Don’t drink, don’t smoke, what do you do?
Ah, Adam Ant. One of my earliest memories of Top of the Pops is him performing this song (I say performing, I mean miming). He was my sister’s favourite pop star. What I didn’t know back then was that the mainstream use of the expression ‘Goody Two Shoes’ stems from an 18th century children’s book in which a poor orphan girl with only one shoe earns a second one through her virtuousness.
Fortunately, the closest I’ve come to a one shoe sob story was after one of my flip flops was washed out to sea on Hastings beach, (only to be returned by the tide several hours later, a few metres along the shore).
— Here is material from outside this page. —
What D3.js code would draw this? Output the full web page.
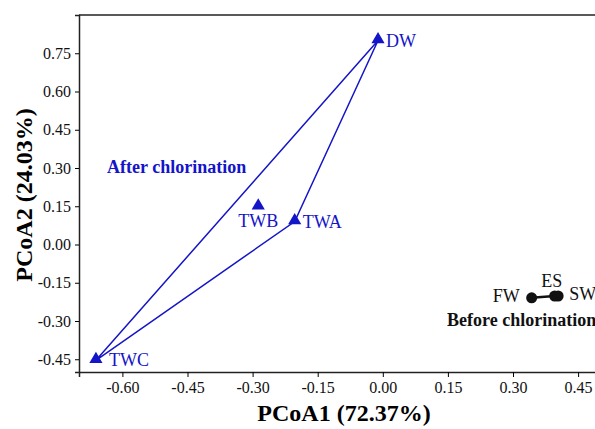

I had some traumatic childhood shoe experiences on account of my enormous feet. No patent leather Mary Janes for me. Ugly grey lace-up boys shoes were the only ones that fit. Oh how I was mocked. And then there was the seemingly endless search for pixie boots (possibly Adam Ant inspired). This may be why I still don’t enjoy shoe shopping, although the era of my navy DMs did offer some respite, especially when I customised them by painting gold stars on them. I swore I’d wear them at my wedding.
These days my shoe embellishments are rather more conservative, but with some ribbon from some beautifully wrapped birthday presents, I fashioned some new laces for my rather sensible new mock brogues. I think even Stuart Leslie Goddard might consider them rather fetching.
Tools / special requirements: sharp scissors to cut ribbon ends into a point to get it through the teeny lace holes.
Time taken: 5 minutes
Things learned: Brogues originated in Scotland and were designed to allow water to drain through the holes after walking in wet terrain. Very appropriate today.
Satisfaction (1-10): 5 – a bit easy but end result makes me smile.